Reproduce exactly the run of lines from the one containing "Clone this chart in Plotly." through the one containing "45, 46, 47]". Pictures do not belong in the copy.

INPUT DATA –
::::
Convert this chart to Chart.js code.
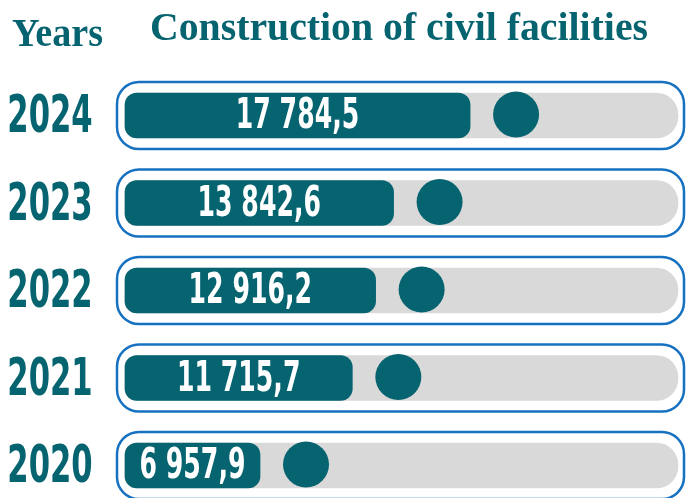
::::
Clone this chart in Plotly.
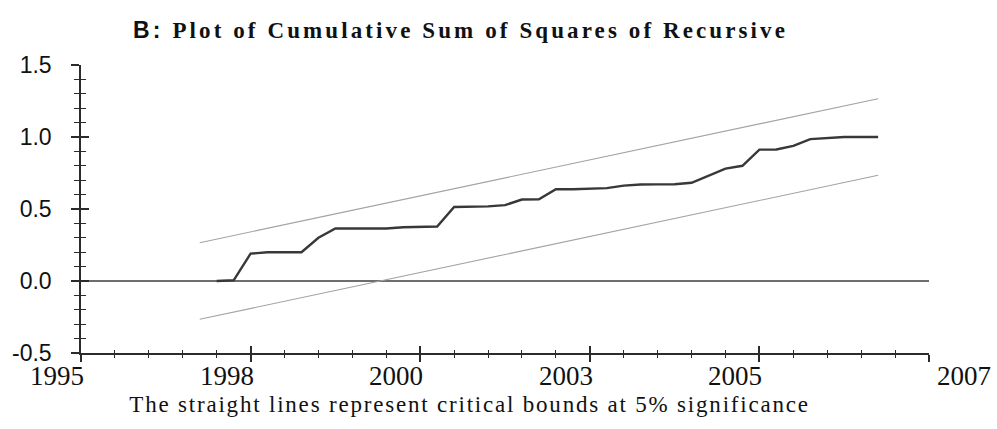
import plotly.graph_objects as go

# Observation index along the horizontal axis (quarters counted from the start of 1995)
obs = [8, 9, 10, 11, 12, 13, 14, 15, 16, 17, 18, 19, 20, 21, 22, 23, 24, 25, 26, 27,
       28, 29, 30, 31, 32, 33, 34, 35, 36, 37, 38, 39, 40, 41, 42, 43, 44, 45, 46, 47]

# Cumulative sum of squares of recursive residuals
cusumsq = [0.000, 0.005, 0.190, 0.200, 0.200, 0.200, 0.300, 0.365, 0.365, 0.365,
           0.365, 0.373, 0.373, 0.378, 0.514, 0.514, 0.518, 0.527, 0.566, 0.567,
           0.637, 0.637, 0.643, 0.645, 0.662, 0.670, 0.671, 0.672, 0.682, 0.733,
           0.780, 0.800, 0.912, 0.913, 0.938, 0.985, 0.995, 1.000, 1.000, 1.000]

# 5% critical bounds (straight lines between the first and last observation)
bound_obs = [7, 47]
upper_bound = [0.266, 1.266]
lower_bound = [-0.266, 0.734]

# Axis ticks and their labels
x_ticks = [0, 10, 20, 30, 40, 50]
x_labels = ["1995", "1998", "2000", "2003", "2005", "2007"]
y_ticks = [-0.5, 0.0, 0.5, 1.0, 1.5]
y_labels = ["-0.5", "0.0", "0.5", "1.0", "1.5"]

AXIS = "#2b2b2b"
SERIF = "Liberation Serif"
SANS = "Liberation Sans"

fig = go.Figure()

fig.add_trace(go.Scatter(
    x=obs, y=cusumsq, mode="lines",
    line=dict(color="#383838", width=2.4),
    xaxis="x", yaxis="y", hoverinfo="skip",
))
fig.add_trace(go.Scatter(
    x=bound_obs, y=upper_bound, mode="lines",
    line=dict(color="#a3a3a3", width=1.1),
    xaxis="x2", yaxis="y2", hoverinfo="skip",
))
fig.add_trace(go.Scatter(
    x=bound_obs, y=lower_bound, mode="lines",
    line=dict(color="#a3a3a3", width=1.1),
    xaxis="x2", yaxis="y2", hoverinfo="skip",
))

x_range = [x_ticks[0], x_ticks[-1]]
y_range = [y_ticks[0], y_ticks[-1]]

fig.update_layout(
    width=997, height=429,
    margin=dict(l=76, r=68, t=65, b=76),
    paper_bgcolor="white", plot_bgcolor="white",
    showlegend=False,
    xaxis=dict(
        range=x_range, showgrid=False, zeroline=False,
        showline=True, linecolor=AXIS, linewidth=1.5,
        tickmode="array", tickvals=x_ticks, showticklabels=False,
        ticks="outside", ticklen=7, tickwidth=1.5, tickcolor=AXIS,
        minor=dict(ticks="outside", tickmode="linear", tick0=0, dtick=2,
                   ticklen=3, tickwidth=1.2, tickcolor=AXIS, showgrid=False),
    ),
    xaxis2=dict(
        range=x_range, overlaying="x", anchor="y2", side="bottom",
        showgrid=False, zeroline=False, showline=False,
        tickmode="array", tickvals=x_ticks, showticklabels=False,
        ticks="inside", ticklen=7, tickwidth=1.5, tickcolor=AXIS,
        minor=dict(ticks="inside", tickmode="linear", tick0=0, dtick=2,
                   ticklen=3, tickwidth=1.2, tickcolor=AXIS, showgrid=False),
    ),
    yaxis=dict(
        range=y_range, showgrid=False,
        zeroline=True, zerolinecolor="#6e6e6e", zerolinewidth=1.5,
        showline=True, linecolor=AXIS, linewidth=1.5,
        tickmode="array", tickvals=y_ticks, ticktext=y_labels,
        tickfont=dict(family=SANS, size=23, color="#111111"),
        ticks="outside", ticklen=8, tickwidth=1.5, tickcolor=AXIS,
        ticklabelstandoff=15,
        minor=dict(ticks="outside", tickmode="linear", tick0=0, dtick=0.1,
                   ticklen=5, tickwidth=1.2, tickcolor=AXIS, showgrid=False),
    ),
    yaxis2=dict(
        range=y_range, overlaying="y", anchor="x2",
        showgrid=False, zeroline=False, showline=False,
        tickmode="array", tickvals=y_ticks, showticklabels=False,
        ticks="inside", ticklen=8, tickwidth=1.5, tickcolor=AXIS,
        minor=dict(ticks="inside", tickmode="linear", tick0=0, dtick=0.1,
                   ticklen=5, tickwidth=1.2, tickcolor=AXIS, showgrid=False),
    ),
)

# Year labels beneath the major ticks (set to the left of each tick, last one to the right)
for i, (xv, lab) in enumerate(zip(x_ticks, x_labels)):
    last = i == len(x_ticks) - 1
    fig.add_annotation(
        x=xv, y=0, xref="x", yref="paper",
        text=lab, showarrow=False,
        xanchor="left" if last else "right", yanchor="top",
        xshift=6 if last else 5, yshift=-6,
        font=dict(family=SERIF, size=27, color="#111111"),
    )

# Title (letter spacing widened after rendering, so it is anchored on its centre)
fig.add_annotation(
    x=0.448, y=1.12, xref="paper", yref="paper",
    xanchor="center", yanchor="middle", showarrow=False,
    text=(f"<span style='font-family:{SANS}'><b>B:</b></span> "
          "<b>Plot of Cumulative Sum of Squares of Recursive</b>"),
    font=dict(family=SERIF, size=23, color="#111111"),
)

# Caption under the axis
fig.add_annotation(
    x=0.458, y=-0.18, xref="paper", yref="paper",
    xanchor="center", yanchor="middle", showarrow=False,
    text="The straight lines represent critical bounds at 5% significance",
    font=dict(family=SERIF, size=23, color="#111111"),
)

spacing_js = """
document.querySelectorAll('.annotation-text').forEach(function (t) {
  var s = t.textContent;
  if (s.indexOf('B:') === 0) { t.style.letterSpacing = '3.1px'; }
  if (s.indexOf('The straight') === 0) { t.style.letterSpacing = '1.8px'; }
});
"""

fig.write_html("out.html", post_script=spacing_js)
::::
EXERCISE SOLUTION –
Clone this chart in Plotly.
import plotly.graph_objects as go

# Observation index along the horizontal axis (quarters counted from the start of 1995)
obs = [8, 9, 10, 11, 12, 13, 14, 15, 16, 17, 18, 19, 20, 21, 22, 23, 24, 25, 26, 27,
       28, 29, 30, 31, 32, 33, 34, 35, 36, 37, 38, 39, 40, 41, 42, 43, 44, 45, 46, 47]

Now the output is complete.